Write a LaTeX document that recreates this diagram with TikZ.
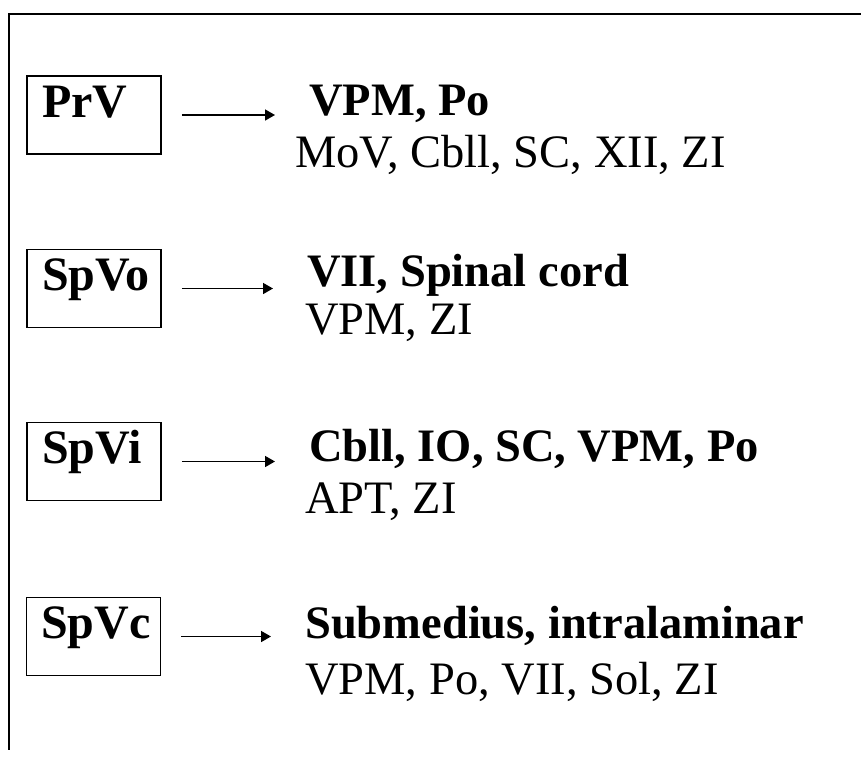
\documentclass[tikz,border=0pt]{standalone}
\usepackage{fontspec}
\setmainfont{Liberation Serif}
\usetikzlibrary{arrows.meta}
\tikzset{
  x=1pt, y=-1pt,
  frameline/.style={line width=2pt},
  srcbox/.style={draw, line width=1.6pt, minimum width=134pt, minimum height=78pt, inner sep=0pt},
  srclabel/.style={anchor=base west, inner sep=0pt, font=\fontsize{48}{52}\selectfont\bfseries},
  boldtxt/.style={anchor=base west, inner sep=0pt, font=\fontsize{46.5}{50}\selectfont\bfseries},
  regtxt/.style={anchor=base west, inner sep=0pt, font=\fontsize{46.5}{50}\selectfont},
  arr/.style={line width=1.6pt, -{Triangle[length=10pt,width=11pt]}, shorten <=20pt, shorten >=34pt}
}
\begin{document}
\begin{tikzpicture}
\useasboundingbox (0,0) rectangle (861,758);
% frame
\coordinate (ftr) at (861,14);
\coordinate (ftl) at (9,14);
\coordinate (fbl) at (9,750);
\draw[frameline] (ftr) -- (ftl) -- (fbl);

% row 1
\node[srcbox] (prv) at (94,115) {};
\node[srclabel] (prvl) at (42,117) {PrV};
\node[boldtxt] (t1) at (309,115) {VPM, Po};
\node[regtxt] (r1) at (295,167) {MoV, Cbll, SC, XII, ZI};
\draw[arr] (prv.east) -- (prv.east -| t1.west);

% row 2
\node[srcbox] (spvo) at (94,288.5) {};
\node[srclabel] (spvol) at (42,290) {SpVo};
\node[boldtxt] (t2) at (307,286) {VII, Spinal cord};
\node[regtxt] (r2) at (305,334) {VPM, ZI};
\draw[arr] (spvo.east) -- (spvo.east -| t2.west);

% row 3
\node[srcbox] (spvi) at (94,461.5) {};
\node[srclabel] (spvil) at (42,463) {SpVi};
\node[boldtxt] (t3) at (309,461) {Cbll, IO, SC, VPM, Po};
\node[regtxt] (r3) at (305,513) {APT, ZI};
\draw[arr] (spvi.east) -- (spvi.east -| t3.west);

% row 4
\node[srcbox] (spvc) at (93.5,636.5) {};
\node[srclabel] (spvcl) at (41,638) {SpVc};
\node[boldtxt] (t4) at (305,638) {Submedius, intralaminar};
\node[regtxt] (r4) at (305,694) {VPM, Po, VII, Sol, ZI};
\draw[arr] (spvc.east) -- (spvc.east -| t4.west);
\end{tikzpicture}
\end{document}
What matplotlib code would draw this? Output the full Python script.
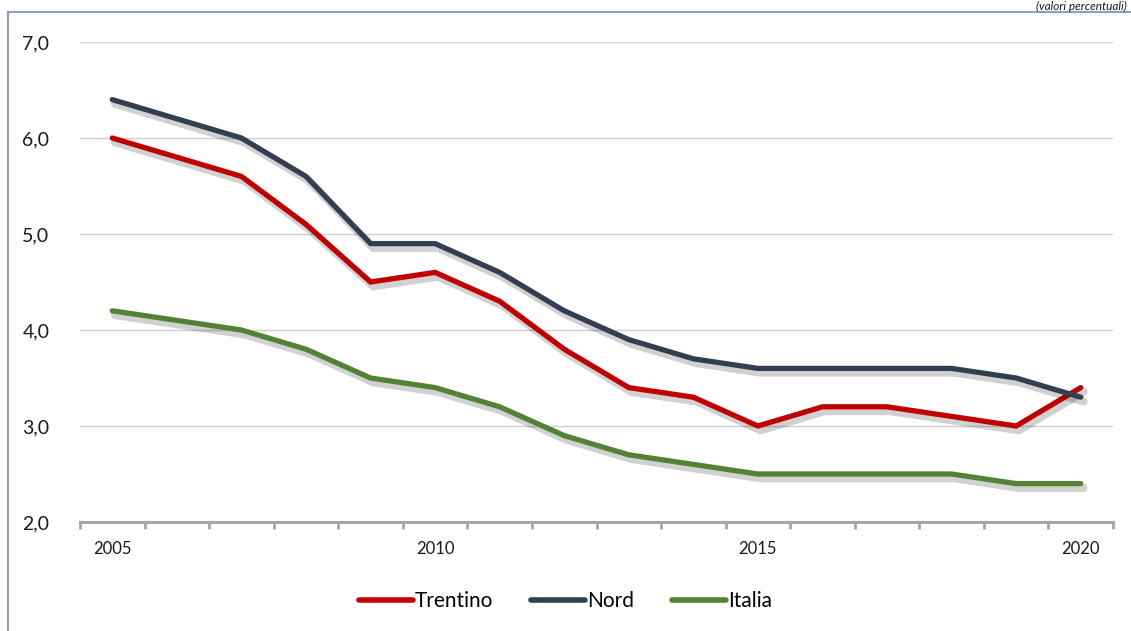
import matplotlib
matplotlib.use("Agg")
import matplotlib.pyplot as plt
import matplotlib.patheffects as pe
from matplotlib.lines import Line2D
from matplotlib.ticker import FuncFormatter, MultipleLocator

plt.rcParams['font.family'] = ['Lato', 'DejaVu Sans']

years = list(range(2005, 2021))
trentino = [6.0, 5.8, 5.6, 5.1, 4.5, 4.6, 4.3, 3.8, 3.4, 3.3, 3.0, 3.2, 3.2, 3.1, 3.0, 3.4]
nord = [6.4, 6.2, 6.0, 5.6, 4.9, 4.9, 4.6, 4.2, 3.9, 3.7, 3.6, 3.6, 3.6, 3.6, 3.5, 3.3]
italia = [4.2, 4.1, 4.0, 3.8, 3.5, 3.4, 3.2, 2.9, 2.7, 2.6, 2.5, 2.5, 2.5, 2.5, 2.4, 2.4]
series = ["Trentino", "Nord", "Italia"]
colors = ["#C00000", "#333F50", "#548235"]

W, H = 1131, 631
fig = plt.figure(figsize=(W / 100, H / 100), dpi=100)
ax = fig.add_axes([80 / W, (H - 522) / H, (1113 - 80) / W, (522 - 42) / H])

shadow = [pe.SimpleLineShadow(offset=(2, -3), shadow_color="black", alpha=0.18, linewidth=6), pe.Normal()]
for vals, name, c in zip([trentino, nord, italia], series, colors):
    ax.plot(years, vals, color=c, lw=3.8, label=name, solid_capstyle="round",
            solid_joinstyle="miter", path_effects=shadow, zorder=3)

ax.set_xlim(2004.5, 2020.5)
ax.set_ylim(2.0, 7.0)
ax.yaxis.set_major_locator(MultipleLocator(1.0))
ax.yaxis.set_major_formatter(FuncFormatter(lambda v, p: f"{v:.1f}".replace(".", ",")))
ax.set_xticks([2005, 2010, 2015, 2020])
ax.set_xticks([y - 0.5 for y in years] + [2020.5], minor=True)
ax.tick_params(axis="x", which="major", length=0, pad=14, labelsize=12, colors="#1a1a1a")
ax.tick_params(axis="x", which="minor", length=5, width=2, color="#A6A6A6", direction="out")
ax.tick_params(axis="y", length=0, pad=22, labelsize=14, colors="#1a1a1a")

ax.grid(axis="y", color="#D0D0D0", lw=1)
ax.set_axisbelow(True)
for s in ["top", "right", "left"]:
    ax.spines[s].set_visible(False)
ax.spines["bottom"].set_color("#A6A6A6")
ax.spines["bottom"].set_linewidth(2.2)
ax.spines["bottom"].set_zorder(4)

handles = [Line2D([], [], color=c, lw=4, solid_capstyle="round") for c in colors]
fig.legend(handles, series, loc="center", bbox_to_anchor=(0.5, (H - 601) / H), ncol=3,
           frameon=False, fontsize=15, handlelength=2.6, handletextpad=0.1, columnspacing=1.8)

# frame lines and note at top right
fig.add_artist(Line2D([8 / W, 8 / W], [0, (H - 12) / H], color="#8EA0C2", lw=1.5))
fig.add_artist(Line2D([8 / W, 1], [(H - 12) / H, (H - 12) / H], color="#8EA0C2", lw=1.5))
fig.text(1127 / W, (H - 1) / H, "(valori percentuali)", ha="right", va="top",
         style="italic", fontsize=8.5, color="#1a1a1a")

fig.savefig("out.png", dpi=100, facecolor="white")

## Short problem
What is the number of lines that hold the string "draw"? Reply with that number alone.

## Answer to this task
7